Raines found herself at loose ends after the WASP deactivation, despite having logged 6,400 flying hours in her career. She was unemployed with no health care or retirements benefits to sustain her, and her heart condition was deteriorating. She spent a year teaching at the Air Ministry of Brazil in São Paulo, where she used the Link Trainer, a type of flight simulator, for pilot instrument training.

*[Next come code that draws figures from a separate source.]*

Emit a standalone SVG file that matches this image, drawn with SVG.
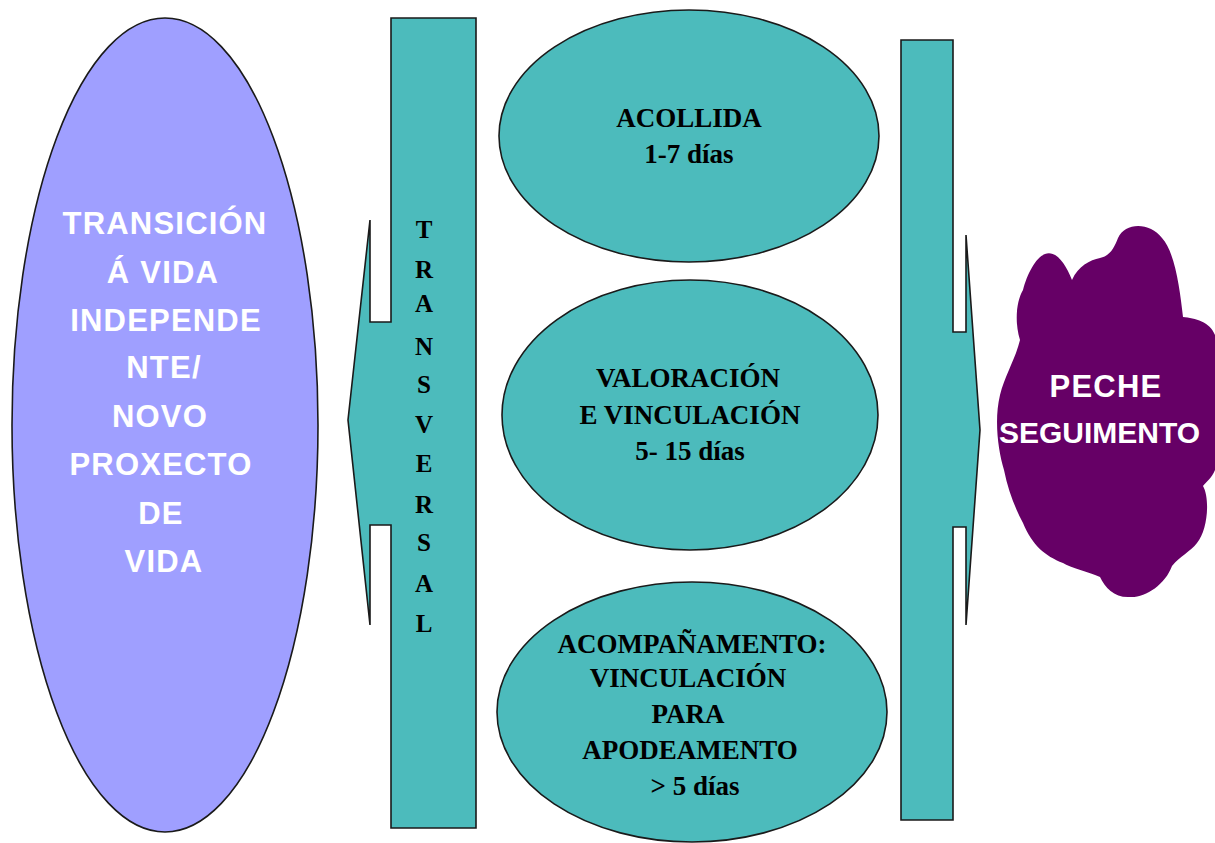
<svg xmlns="http://www.w3.org/2000/svg" width="1215" height="843" viewBox="0 0 1215 843">
<style>
.teal{fill:#4CBBBC;stroke:#1a1a1a;stroke-width:1.6}
.tm{font-family:"Liberation Serif","Times New Roman",serif;font-weight:bold;fill:#000;text-anchor:middle}
.ar{font-family:"Liberation Sans",Arial,sans-serif;font-weight:bold;fill:#fff;font-size:31px;letter-spacing:1.2px}
</style>
<rect width="1215" height="843" fill="#fff"/>
<g id="node-transicion">
<ellipse cx="165" cy="425" rx="153" ry="407" fill="#9F9FFF" stroke="#1a1a1a" stroke-width="1.6"/>
<g class="ar" text-anchor="middle">
<text x="165" y="234">TRANSICIÓN</text>
<text x="163" y="283">Á VIDA</text>
<text x="166" y="331">INDEPENDE</text>
<text x="164" y="378">NTE/</text>
<text x="160" y="427">NOVO</text>
<text x="161" y="475">PROXECTO</text>
<text x="161" y="524">DE</text>
<text x="164" y="572">VIDA</text>
</g>
</g>
<g id="node-transversal">
<polygon class="teal" points="391,18 476,18 476,828 391,828 391,525 370,525 370,625 348,420 370,220 370,322 391,322"/>
<g class="tm" font-size="25">
<text x="424" y="238">T</text>
<text x="424" y="278">R</text>
<text x="424" y="312">A</text>
<text x="424" y="355">N</text>
<text x="424" y="393">S</text>
<text x="424" y="433">V</text>
<text x="424" y="472">E</text>
<text x="424" y="513">R</text>
<text x="424" y="551">S</text>
<text x="424" y="592">A</text>
<text x="424" y="632">L</text>
</g>
</g>
<g id="node-acollida">
<ellipse class="teal" cx="689" cy="136" rx="190" ry="126"/>
<text class="tm" font-size="27" x="689" y="127">ACOLLIDA</text>
<text class="tm" font-size="27" x="689" y="163">1-7 días</text>
</g>
<g id="node-valoracion">
<ellipse class="teal" cx="690" cy="415" rx="188" ry="135"/>
<text class="tm" font-size="27" x="688" y="387">VALORACIÓN</text>
<text class="tm" font-size="27" x="690" y="424">E VINCULACIÓN</text>
<text class="tm" font-size="27" x="690" y="460">5- 15 días</text>
</g>
<g id="node-acompanamento">
<ellipse class="teal" cx="692" cy="712" rx="195" ry="130"/>
<text class="tm" font-size="27" x="692" y="653">ACOMPAÑAMENTO:</text>
<text class="tm" font-size="27" x="688" y="687">VINCULACIÓN</text>
<text class="tm" font-size="27" x="688" y="723">PARA</text>
<text class="tm" font-size="27" x="690" y="759">APODEAMENTO</text>
<text class="tm" font-size="27" x="695" y="795">&gt; 5 días</text>
</g>
<g id="node-right-arrow">
<polygon class="teal" points="901,40 953,40 953,332 966,332 966,235 980,430 966,625 966,527 953,527 953,820 901,820"/>
</g>
<g id="node-peche">
<path fill="#660066" d="M1118,238 C1125,222 1150,222 1162,238 C1175,252 1180,290 1183,317 C1195,318 1210,322 1215,335 L1215,470 C1212,478 1206,482 1203,486 C1210,498 1208,530 1197,543 C1190,552 1180,556 1172,566 C1165,585 1145,598 1130,597 C1115,598 1105,588 1100,577 C1090,572 1070,568 1063,563 C1045,556 1032,545 1023,523 C1015,508 1008,490 1004,470 C998,450 994,420 1000,395 C1005,375 1015,360 1020,340 C1014,320 1017,300 1023,290 C1027,275 1035,258 1045,254 C1055,250 1065,262 1072,280 C1078,266 1090,260 1100,258 C1110,256 1114,248 1118,238 Z"/>
<text class="ar" x="1106" y="397" text-anchor="middle">PECHE</text>
<text class="ar" x="999" y="443" style="letter-spacing:0;font-size:30px">SEGUIMENTO</text>
</g>
<g id="connectors"/>
</svg>
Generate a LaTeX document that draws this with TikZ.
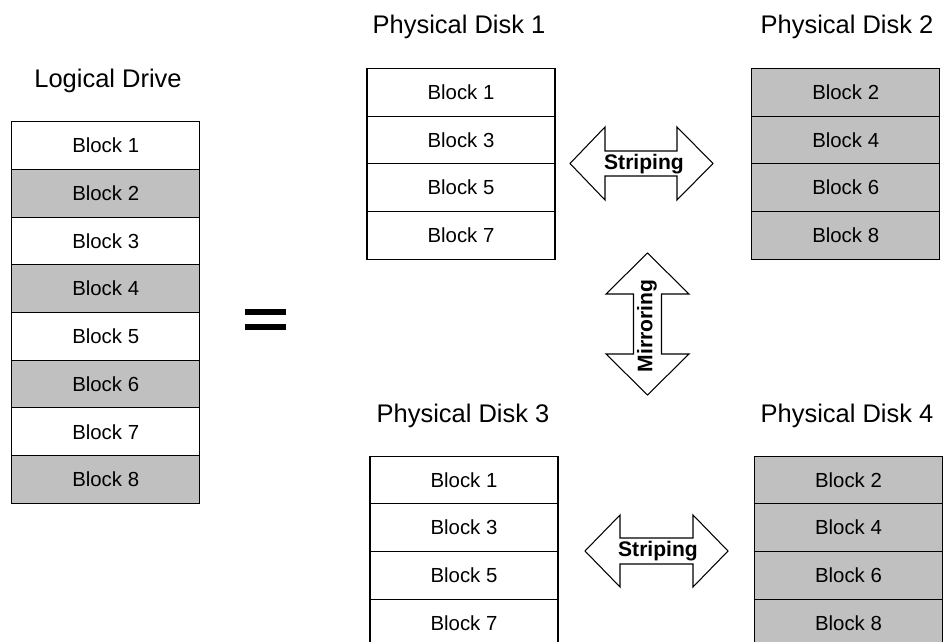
\documentclass[tikz,border=0pt]{standalone}
\usepackage{fontspec}
\setmainfont{Liberation Sans}
\definecolor{silver}{RGB}{192,192,192}
\tikzset{
  blk/.style={draw,line width=0.6pt,minimum width=3.76cm,minimum height=0.954cm,
    inner sep=0pt,font=\fontsize{11.6}{14}\selectfont},
  blkgray/.style={blk,fill=silver},
  drivetitle/.style={anchor=base,font=\fontsize{14.5}{17}\selectfont},
  arrowlbl/.style={inner sep=0pt,font=\fontsize{12}{14}\selectfont\bfseries},
}
\begin{document}
\begin{tikzpicture}[x=0.02cm,y=-0.02cm,line join=miter]
  \clip (0,0) rectangle (944,642);
  % logical drive
  \node[drivetitle] (ldt) at (108,88) {Logical Drive};
  \node[blk]     (l1) at (105.7,145.6) {Block 1};
  \node[blkgray] (l2) at (105.7,193.3) {Block 2};
  \node[blk]     (l3) at (105.7,241.0) {Block 3};
  \node[blkgray] (l4) at (105.7,288.7) {Block 4};
  \node[blk]     (l5) at (105.7,336.4) {Block 5};
  \node[blkgray] (l6) at (105.7,384.1) {Block 6};
  \node[blk]     (l7) at (105.7,431.8) {Block 7};
  \node[blkgray] (l8) at (105.7,479.5) {Block 8};
  % equals sign
  \fill (245,309) rectangle (286,315);
  \fill (245,324) rectangle (286,330);
  % physical disks 1 and 2
  \node[drivetitle] (pdt1) at (459,34) {Physical Disk 1};
  \node[blk] (a1) at (461,92.2) {Block 1};
  \node[blk] (a3) at (461,139.9) {Block 3};
  \node[blk] (a5) at (461,187.6) {Block 5};
  \node[blk] (a7) at (461,235.3) {Block 7};
  \node[drivetitle] (pdt2) at (847,34) {Physical Disk 2};
  \node[blkgray] (b2) at (845.7,92.2) {Block 2};
  \node[blkgray] (b4) at (845.7,139.9) {Block 4};
  \node[blkgray] (b6) at (845.7,187.6) {Block 6};
  \node[blkgray] (b8) at (845.7,235.3) {Block 8};
  % physical disks 3 and 4
  \node[drivetitle] (pdt3) at (463,422) {Physical Disk 3};
  \node[blk] (c1) at (464,479.9) {Block 1};
  \node[blk] (c3) at (464,527.6) {Block 3};
  \node[blk] (c5) at (464,575.3) {Block 5};
  \node[blk] (c7) at (464,623.0) {Block 7};
  \node[drivetitle] (pdt4) at (847,422) {Physical Disk 4};
  \node[blkgray] (d2) at (848.5,479.9) {Block 2};
  \node[blkgray] (d4) at (848.5,527.6) {Block 4};
  \node[blkgray] (d6) at (848.5,575.3) {Block 6};
  \node[blkgray] (d8) at (848.5,623.0) {Block 8};
  % striping arrows
  \draw[line width=0.6pt] (570,163.5) -- (605,127) -- (605,151) -- (677,151) -- (677,127)
    -- (713,163.5) -- (677,200) -- (677,176) -- (605,176) -- (605,200) -- cycle;
  \node[arrowlbl] (st1) at (644,164) {Striping};
  \draw[line width=0.6pt] (585,551) -- (620,515) -- (620,538) -- (693,538) -- (693,515)
    -- (728,551) -- (693,587) -- (693,564) -- (620,564) -- (620,587) -- cycle;
  \node[arrowlbl] (st2) at (658,551) {Striping};
  % mirroring arrow
  \draw[line width=0.6pt] (647.5,253) -- (689,294) -- (661.5,294) -- (661.5,354) -- (689,354)
    -- (647.5,395) -- (606,354) -- (633.5,354) -- (633.5,294) -- (606,294) -- cycle;
  \node[arrowlbl,rotate=90] (mir) at (647,326) {Mirroring};
\end{tikzpicture}
\end{document}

In the United States, she was respected for her accomplishments and was invited as either a speaker or honored guest at conferences and public events. Nevertheless, she wanted to have an active part in aviation. When President Harry S. Truman signed the Women's Armed Services Integration Act of 1948, women were accepted as part of the US military, albeit limited to 2% of the forces. In 1949, Raines was commissioned in the Women's Air Force (WAFs) as a Second lieutenant with the reserves unit at Lackland Air Force Base in San Antonio, Texas. Through determination and nonstop efforts to be recognized, Raines was finally returned to active status in 1950 and stationed at Maxwell Air Force Base in Alabama.

Raines served in administrative capacities before being transferred to London, from where she was dispatched to several European locations. Health issues began to surface in 1956, and she was hospitalized in Wiesbaden and London. She died in London on September 4, and her remains were shipped back to Georgia for burial in Riverside Cemetery.

Raines was inducted into the inaugural class of the Georgia Aviation Hall of Fame in 1989 as "Georgia's First Lady in Flight", and into the Georgia Women of Achievement in 1995.